Aku punya rumusan yang sedikit berbeda bunyinya. Kalau kepintaran adalah soal otak, maka yang sering terjadi di sini ialah kepintaran otak dibiarkan berjalan sendiri, terpisah dari akal yang di negeri kita kerap dilengkapi dengan kata “budi”. Otak seharusnya tumbuh bersama akal dalam satu pohon, tubuh kita. Tapi sini banyak orang yang dinilai ber-IQ tinggi merasa tak perlu melengkapinya dengan EQ dan SQ. Itulah wajah kehidupan di sekitarmu, dunia kita.
Lalu apa soalnya sekarang? Mengapa kehidupan seperti itu tumbuh subur dan merajalela? Dan yang menakutkan, mengapa ia terus didaur ulang?
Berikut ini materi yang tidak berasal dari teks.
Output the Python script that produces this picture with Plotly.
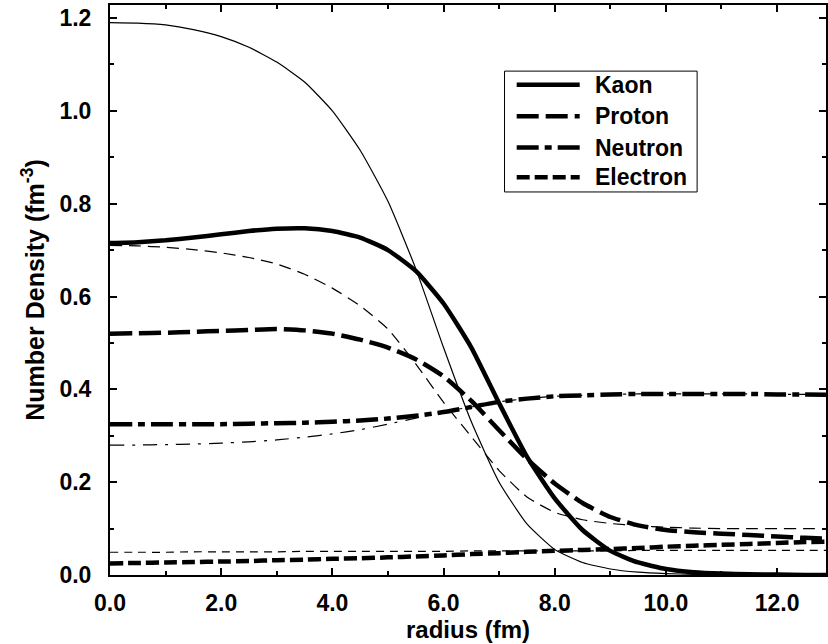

Di sinilah soalnya. Kamu tampak seperti lebih tergiur atau terserap ke dalam gejala yang disebut paradoks. Mungkin ia bernama paradoks Indonesia! Kita hidup di sebiah negeri yang penuh paradoks, dengan cara-cara yang paradoks sejak dalam pikiran. Geala ini terjadi di sekitar kita, dalam diri kita, dalam diri kami dan dirimu. Inilah wajah kita.
Misalnyya saja terkait dengan keadaan yang memicumu melakukan aksimu itu. Bukankah kita hidup di negeri yang tidak miskin sumber minyak. kalau tak boleh disebut kaya sumber minyak. Tapi kenyataaannya rakyat di sini terus dipaksa menerima keadaan yang menyakitkan dengan berbagai alasan yang tak masuk akal.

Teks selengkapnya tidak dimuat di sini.